The first draws on liberalism. A stream of political theory from John Locke
and John Stuart Mill to Robert Dahl asserts that freedom of expression and
freedom of association lie at the core of political freedom. Political order and
happiness begins, they argue with basic toleration. Political toleration is more
fundamental to the moral decency of a regime than political participation.
“Negative” freedom from state repression (Berlin 1969) is more important than
universal suffrage. This is a conception of liberal democracy, in which “liberal” is
more important than “democracy.”
This negative theory of liberty makes an empirically testable claim: The
denial of basic political freedoms will radicalize opponents of the government
4
(Luebbert 1991). This can be argued as a rational response to restrictive rules
under fixed preferences and as a process of psychological adjustment of
preferences (Tilly 1978).
Assume a moderate reformer who wants nothing more than to change a
law.
5
But his nearest means—to speak out and organize—are suppressed. He
needs therefore to change the lawmakers. Under repression, this will require that
he change the regime itself. From this standpoint, radicalism is reformism under
external duress. Rules regarding liberties constrain oppositional options towards
radicalism or reformism.
Social-psychologists find that political repression rouses feelings of
deprivation and resentment (Gurr 1970). Injustice in the society is likely to be felt
all the more acutely when those subject to it are explicitly denied the chance to
defend themselves through their own organizational efforts.
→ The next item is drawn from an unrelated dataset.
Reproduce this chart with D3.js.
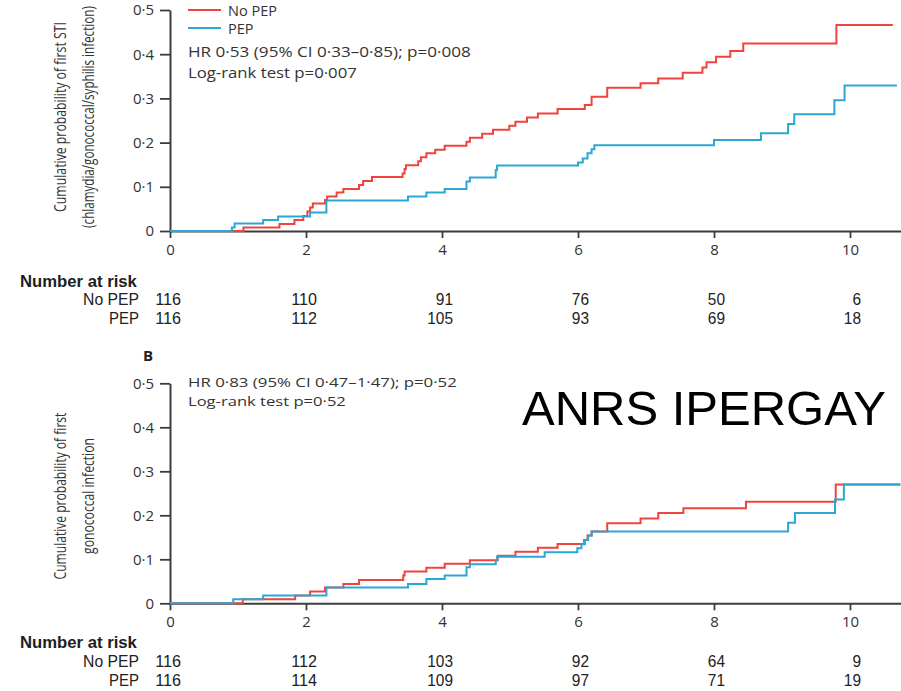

These expectations are echoed in the comparative literature. The chief
hypothesis put forward in Seymour Martin Lipset’s Presidential Address to the
American Political Science Association is that “cross-national variations in
working-class political activity were . . . affected by differences in the extent to
which the proletariat was legally free to form class-based organizations and
participate in the economic and political life of their societies” (1983, 6).
Freedom of combination, that is freedom to form trade unions, follows the
same logic. Workers who were denied legal unionism were denied the ability to
improve their working conditions through their own collective efforts. They
were induced, instead, to change the law if they wanted to form unions, and this
led them to ally with radical political parties intent on changing the regime
(Marks 1989).
4
This is not to deny that totalitarian repression may be able to eliminate opposition groups. At
stake here is not the size of opposition groups, but their political orientation.
5
Our reformer has a preference for political action which overpowers passive defection.